Car prices are still inflated, and interest rates on auto loans are no joke. The average monthly car payment for a new car is an astounding $737 — that’s a huge chunk of your budget going to an asset that’s decreasing in value.

If you’re still paying off a vehicle, consider paying an extra $100 per month toward the principal to pay off the loan sooner. That’s just under $4 a day in extra debt payments to eventually wipe out hundreds of dollars in your monthly budget.

A car should get you from A to B, not hold you back from accomplishing other goals. Once that loan is paid in full, the money you spent on car payments each month can instead go toward achieving other financial freedom goals. I recently got this e-mail from a reader:

“I am so thrilled to report that I just paid off our auto loan today! I am now going to apply that $1000/month car payment toward our mortgage, which will allow us to pay off our house much sooner!

We were lucky to have gotten a low interest rate on the car loan, so it’s not like I’m saving thousands of dollars in interest by paying the car off early, but at least now I’m improving our debt-to-income ratio and saving thousands on mortgage interest.”

— E-mail from a reader

If your car is already paid off — congrats! The smartest move you can make is to keep it safe and functional, even if it’s not shiny or new.

Try this today

Use this auto loan payoff calculator to see how much you can save in interest and how many months of payments you’ll save by putting in an additional $100 payment per month.

3. Stop doomscrolling and practice Screenless Sundays

It’s easy to fall into the trap of doomscrolling — endlessly listening to negative news about the economy, politics or the state of the world. Personally, I’ve been guilty of this a lot in 2025. But this habit doesn’t just mess with your mood. It can sabotage your money goals, too.

When you’re anxious or overwhelmed, you’re more likely to make impulsive or irrational money choices. For me, doomscrolling leads to stress shopping and overeating. Many of my clients report abandoning their budgets altogether to avoid financial anxiety.

Instead of scrolling myself into a spiral, I practice what I call Screenless Sundays: a full day off from screens to reset my mind and money habits. I literally lock my phone in the glove compartment of my car and do anything with my time other than look at a big, medium or small-sized screen.

I love using Sundays to focus on activities that reduce stress and support my finances, like exercising, exploring my neighborhood or playing board games with friends. My husband and I refer to Sundays as our day to practice analog joy.

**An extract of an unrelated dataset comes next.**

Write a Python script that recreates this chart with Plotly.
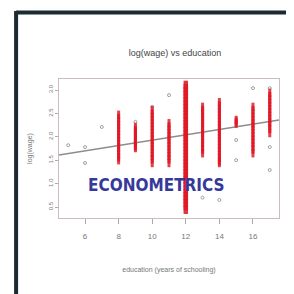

Screenless Sundays is a simple habit that gives me the clarity to make confident, grounded money decisions by giving my brain a break from the daily dopamine doses of online activity — especially when everything else feels uncertain.

Try this on Sunday

Swipe less, smile more. Here are some fun Screenless Sunday ideas:

  • Challenge your family to create a new recipe from what’s already in your kitchen.
  • Meal prep by inviting friends over for a potluck, then eat the leftovers for Monday’s lunch.
  • Use self-care products you already own and treat yourself to a spa day.
  • Dust off your sports equipment and challenge a friend you haven’t seen in a while to a free match at a local park.

When I’m more intentional with my Sundays, I’m naturally more intentional with my spending in the week to come. And more importantly, I’m regularly engaging with people I know, like and trust in real life, not just strangers on the Internet.

Final thoughts: You have power

Yes, prices are rising. Yes, the economy is uncertain. But you aren’t powerless.

When inflation and tariffs shrink your buying power, the best response isn’t to panic. It’s setting intention. It’s going back to basics. It’s focusing on the areas of your life where you can exercise freedom of choice and joy.

These three habits may seem small, but done consistently, they can dramatically lower your bills and not only build your financial resilience, but your mental resilience, too.